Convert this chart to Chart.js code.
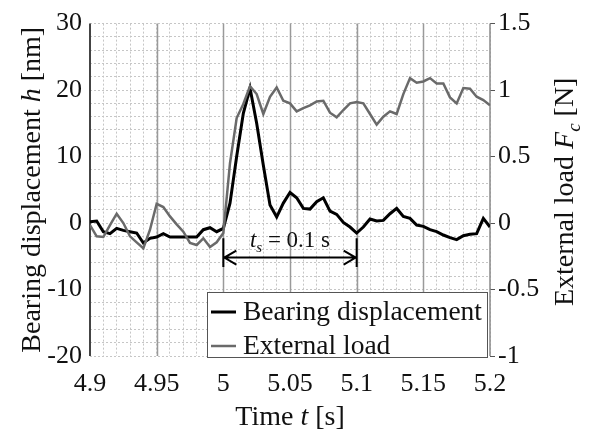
<!DOCTYPE html>
<html>
<head>
<meta charset="utf-8">
<script src="https://cdn.jsdelivr.net/npm/chart.js@4.4.1/dist/chart.umd.min.js"></script>
<style>
html, body { margin: 0; padding: 0; background: #fff; }
</style>
</head>
<body>
<canvas id="chart" width="595" height="435"></canvas>
<script>
// time axis [s], one sample every 5 ms
const timeS = [
    4.9, 4.905, 4.91, 4.915, 4.92, 4.925, 4.93, 4.935, 4.94, 4.945,
    4.95, 4.955, 4.96, 4.965, 4.97, 4.975, 4.98, 4.985, 4.99, 4.995,
    5, 5.005, 5.01, 5.015, 5.02, 5.025, 5.03, 5.035, 5.04, 5.045,
    5.05, 5.055, 5.06, 5.065, 5.07, 5.075, 5.08, 5.085, 5.09, 5.095,
    5.1, 5.105, 5.11, 5.115, 5.12, 5.125, 5.13, 5.135, 5.14, 5.145,
    5.15, 5.155, 5.16, 5.165, 5.17, 5.175, 5.18, 5.185, 5.19, 5.195, 5.2
];

// bearing displacement h [nm]
const bearingNm = [
    0.2, 0.3, -1.3, -1.6, -0.8, -1.1, -1.3, -1.5, -3.0, -2.3,
    -2.1, -1.6, -2.1, -2.1, -2.1, -2.1, -2.1, -1.0, -0.7, -1.3,
    -0.8, 3.0, 10.0, 16.5, 20.3, 15.0, 8.7, 2.7, 0.9, 3.0,
    4.6, 3.8, 2.2, 2.1, 3.2, 3.8, 1.8, 1.3, 0.1, -0.6,
    -1.5, -0.6, 0.6, 0.3, 0.4, 1.4, 2.2, 1.0, 0.7, -0.3,
    -0.5, -1.0, -1.3, -1.8, -2.2, -2.5, -1.9, -1.7, -1.6, 0.7, -0.6
];

// external load Fc [N]
const loadN = [
    -0.015, -0.10, -0.105, -0.015, 0.07, 0.0, -0.10, -0.145, -0.19, -0.05,
    0.145, 0.12, 0.05, -0.01, -0.065, -0.15, -0.165, -0.115, -0.18, -0.145,
    -0.075, 0.45, 0.79, 0.895, 1.03, 0.97, 0.82, 0.95, 1.02, 0.92,
    0.90, 0.84, 0.865, 0.885, 0.915, 0.92, 0.83, 0.795, 0.85, 0.90,
    0.91, 0.90, 0.82, 0.74, 0.80, 0.84, 0.82, 0.97, 1.09, 1.055,
    1.065, 1.09, 1.05, 1.05, 0.945, 0.90, 1.015, 1.01, 0.95, 0.925, 0.885
];

// labelled ticks
const xLabelTicks = [4.9, 4.95, 5, 5.05, 5.1, 5.15, 5.2];
const leftLabelTicks = [-20, -10, 0, 10, 20, 30];
const rightLabelTicks = [-1, -0.5, 0, 0.5, 1, 1.5];
const majorTimeLines = [4.95, 5, 5.05, 5.1, 5.15];

const seriesNames = ["Bearing displacement", "External load"];

const FONT = '"Liberation Serif", "Times New Roman", serif';
const near = (list, v) => list.some(t => Math.abs(t - v) < 1e-6);

function drawRich(ctx, parts, x, y, angle) {
    ctx.save();
    ctx.translate(x, y);
    ctx.rotate(angle);
    ctx.textAlign = "left";
    ctx.textBaseline = "alphabetic";
    let total = 0;
    parts.forEach(p => { ctx.font = p.font; total += ctx.measureText(p.text).width; });
    let cx = -total / 2;
    parts.forEach(p => {
        ctx.font = p.font;
        ctx.fillText(p.text, cx, p.dy || 0);
        cx += ctx.measureText(p.text).width;
    });
    ctx.restore();
}

// major grid, frame, annotation, legend and axis titles
const decorations = {
    id: "decorations",
    beforeDatasetsDraw(chart) {
        const { ctx, chartArea: a, scales } = chart;
        ctx.save();
        ctx.strokeStyle = "#9a9a9a";
        ctx.lineWidth = 1.5;
        majorTimeLines.forEach(t => {
            const x = Math.round(scales.x.getPixelForValue(t)) + 0.5;
            ctx.beginPath();
            ctx.moveTo(x, a.top);
            ctx.lineTo(x, a.bottom);
            ctx.stroke();
        });
        ctx.strokeStyle = "#8a8a8a";
        ctx.beginPath();
        ctx.moveTo(a.right, a.top);
        ctx.lineTo(a.right, a.bottom);
        ctx.stroke();
        ctx.strokeStyle = "#444";
        ctx.lineWidth = 2;
        ctx.beginPath();
        ctx.moveTo(a.left, a.top);
        ctx.lineTo(a.left, a.bottom);
        ctx.stroke();
        ctx.restore();
    },
    afterDatasetsDraw(chart) {
        const { ctx, chartArea: a, scales } = chart;
        const x0 = scales.x.getPixelForValue(5.0);
        const x1 = scales.x.getPixelForValue(5.1);
        const yArrow = scales.y.getPixelForValue(-5.2);
        const yTop = scales.y.getPixelForValue(-2.3);
        const yBot = scales.y.getPixelForValue(-6.6);
        ctx.save();
        ctx.strokeStyle = "#000";
        ctx.lineWidth = 2;
        ctx.beginPath();
        ctx.moveTo(x0, yTop); ctx.lineTo(x0, yBot);
        ctx.moveTo(x1, yTop); ctx.lineTo(x1, yBot);
        ctx.moveTo(x0, yArrow); ctx.lineTo(x1, yArrow);
        ctx.moveTo(x0 + 13, yArrow - 7); ctx.lineTo(x0 + 1, yArrow); ctx.lineTo(x0 + 13, yArrow + 7);
        ctx.moveTo(x1 - 13, yArrow - 7); ctx.lineTo(x1 - 1, yArrow); ctx.lineTo(x1 - 13, yArrow + 7);
        ctx.stroke();
        ctx.fillStyle = "#111";
        drawRich(ctx, [
            { text: "t", font: "italic 23px " + FONT },
            { text: "s", font: "italic 15px " + FONT, dy: 5 },
            { text: " = 0.1 s", font: "23px " + FONT }
        ], (x0 + x1) / 2, scales.y.getPixelForValue(-3.6), 0);

        // legend box
        const lx = 207, ly = 292, lw = a.right - 3 - lx, lh = a.bottom + 2 - ly;
        ctx.fillStyle = "#fff";
        ctx.fillRect(lx, ly, lw, lh);
        ctx.strokeStyle = "#555";
        ctx.lineWidth = 1;
        ctx.strokeRect(lx + 0.5, ly + 0.5, lw, lh - 1);
        const rows = [
            { y: ly + 20, color: "#000", width: 3 },
            { y: ly + 54, color: "#6a6a6a", width: 2.5 }
        ];
        ctx.font = "27.5px " + FONT;
        ctx.textBaseline = "middle";
        ctx.textAlign = "left";
        rows.forEach((r, i) => {
            ctx.strokeStyle = r.color;
            ctx.lineWidth = r.width;
            ctx.beginPath();
            ctx.moveTo(lx + 4, r.y);
            ctx.lineTo(lx + 29, r.y);
            ctx.stroke();
            ctx.fillStyle = "#111";
            ctx.fillText(seriesNames[i], lx + 36, r.y + 1);
        });
        ctx.restore();
    },
    afterDraw(chart) {
        const { ctx, chartArea: a } = chart;
        ctx.save();
        ctx.fillStyle = "#111";
        const midY = (a.top + a.bottom) / 2;
        drawRich(ctx, [
            { text: "Bearing displacement ", font: "28px " + FONT },
            { text: "h", font: "italic 28px " + FONT },
            { text: " [nm]", font: "28px " + FONT }
        ], 40, midY, -Math.PI / 2);
        drawRich(ctx, [
            { text: "External load ", font: "28px " + FONT },
            { text: "F", font: "italic 28px " + FONT },
            { text: "c", font: "italic 19px " + FONT, dy: 7 },
            { text: " [N]", font: "28px " + FONT }
        ], 573, midY + 2, -Math.PI / 2);
        drawRich(ctx, [
            { text: "Time ", font: "28px " + FONT },
            { text: "t", font: "italic 28px " + FONT },
            { text: " [s]", font: "28px " + FONT }
        ], (a.left + a.right) / 2, 425, 0);
        ctx.restore();
    }
};

const tickFont = { family: FONT, size: 26 };
const minorGrid = { color: "#c6c6c6", lineWidth: 1, drawTicks: false };

new Chart(document.getElementById("chart"), {
    type: "line",
    data: {
        datasets: [
            {
                label: seriesNames[0],
                data: timeS.map((t, i) => ({ x: t, y: bearingNm[i] })),
                yAxisID: "y",
                borderColor: "#000",
                borderWidth: 3,
                pointRadius: 0,
                tension: 0,
                order: 1
            },
            {
                label: seriesNames[1],
                data: timeS.map((t, i) => ({ x: t, y: loadN[i] })),
                yAxisID: "y2",
                borderColor: "#6a6a6a",
                borderWidth: 2.5,
                pointRadius: 0,
                tension: 0,
                order: 0
            }
        ]
    },
    options: {
        responsive: false,
        animation: false,
        devicePixelRatio: 1,
        layout: { padding: { top: 21, left: 0, right: 0, bottom: 0 } },
        plugins: { legend: { display: false }, tooltip: { enabled: false } },
        scales: {
            x: {
                type: "linear",
                min: 4.9,
                max: 5.2,
                afterFit: s => { s.height = 79; },
                ticks: {
                    stepSize: 0.01,
                    autoSkip: false,
                    maxRotation: 0,
                    padding: 13,
                    color: "#111",
                    font: tickFont,
                    callback: v => near(xLabelTicks, v) ? String(+v.toFixed(2)) : ""
                },
                grid: minorGrid,
                border: { display: false, dash: [2, 2] }
            },
            y: {
                position: "left",
                min: -20,
                max: 30,
                afterFit: s => { s.width = 90; },
                ticks: {
                    stepSize: 2,
                    autoSkip: false,
                    padding: 8,
                    color: "#111",
                    font: tickFont,
                    callback: v => near(leftLabelTicks, v) ? String(Math.round(v)) : ""
                },
                grid: minorGrid,
                border: { display: false, dash: [2, 2] }
            },
            y2: {
                position: "right",
                min: -1,
                max: 1.5,
                afterFit: s => { s.width = 105; },
                ticks: {
                    stepSize: 0.5,
                    autoSkip: false,
                    padding: 3,
                    color: "#111",
                    font: tickFont,
                    callback: v => near(rightLabelTicks, v) ? String(+v.toFixed(1)) : ""
                },
                grid: { drawOnChartArea: false, drawTicks: true, tickLength: 5, tickColor: "#555" },
                border: { display: false }
            }
        }
    },
    plugins: [decorations]
});
</script>
</body>
</html>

THE REQUEST. Begin at the first line of the data above and repeat each line exactly, stopping after the line containing "const near = (list, v)". Omit the pictures.

RESULT.
Convert this chart to Chart.js code.
<!DOCTYPE html>
<html>
<head>
<meta charset="utf-8">
<script src="https://cdn.jsdelivr.net/npm/chart.js@4.4.1/dist/chart.umd.min.js"></script>
<style>
html, body { margin: 0; padding: 0; background: #fff; }
</style>
</head>
<body>
<canvas id="chart" width="595" height="435"></canvas>
<script>
// time axis [s], one sample every 5 ms
const timeS = [
    4.9, 4.905, 4.91, 4.915, 4.92, 4.925, 4.93, 4.935, 4.94, 4.945,
    4.95, 4.955, 4.96, 4.965, 4.97, 4.975, 4.98, 4.985, 4.99, 4.995,
    5, 5.005, 5.01, 5.015, 5.02, 5.025, 5.03, 5.035, 5.04, 5.045,
    5.05, 5.055, 5.06, 5.065, 5.07, 5.075, 5.08, 5.085, 5.09, 5.095,
    5.1, 5.105, 5.11, 5.115, 5.12, 5.125, 5.13, 5.135, 5.14, 5.145,
    5.15, 5.155, 5.16, 5.165, 5.17, 5.175, 5.18, 5.185, 5.19, 5.195, 5.2
];

// bearing displacement h [nm]
const bearingNm = [
    0.2, 0.3, -1.3, -1.6, -0.8, -1.1, -1.3, -1.5, -3.0, -2.3,
    -2.1, -1.6, -2.1, -2.1, -2.1, -2.1, -2.1, -1.0, -0.7, -1.3,
    -0.8, 3.0, 10.0, 16.5, 20.3, 15.0, 8.7, 2.7, 0.9, 3.0,
    4.6, 3.8, 2.2, 2.1, 3.2, 3.8, 1.8, 1.3, 0.1, -0.6,
    -1.5, -0.6, 0.6, 0.3, 0.4, 1.4, 2.2, 1.0, 0.7, -0.3,
    -0.5, -1.0, -1.3, -1.8, -2.2, -2.5, -1.9, -1.7, -1.6, 0.7, -0.6
];

// external load Fc [N]
const loadN = [
    -0.015, -0.10, -0.105, -0.015, 0.07, 0.0, -0.10, -0.145, -0.19, -0.05,
    0.145, 0.12, 0.05, -0.01, -0.065, -0.15, -0.165, -0.115, -0.18, -0.145,
    -0.075, 0.45, 0.79, 0.895, 1.03, 0.97, 0.82, 0.95, 1.02, 0.92,
    0.90, 0.84, 0.865, 0.885, 0.915, 0.92, 0.83, 0.795, 0.85, 0.90,
    0.91, 0.90, 0.82, 0.74, 0.80, 0.84, 0.82, 0.97, 1.09, 1.055,
    1.065, 1.09, 1.05, 1.05, 0.945, 0.90, 1.015, 1.01, 0.95, 0.925, 0.885
];

// labelled ticks
const xLabelTicks = [4.9, 4.95, 5, 5.05, 5.1, 5.15, 5.2];
const leftLabelTicks = [-20, -10, 0, 10, 20, 30];
const rightLabelTicks = [-1, -0.5, 0, 0.5, 1, 1.5];
const majorTimeLines = [4.95, 5, 5.05, 5.1, 5.15];

const seriesNames = ["Bearing displacement", "External load"];

const FONT = '"Liberation Serif", "Times New Roman", serif';
const near = (list, v) => list.some(t => Math.abs(t - v) < 1e-6);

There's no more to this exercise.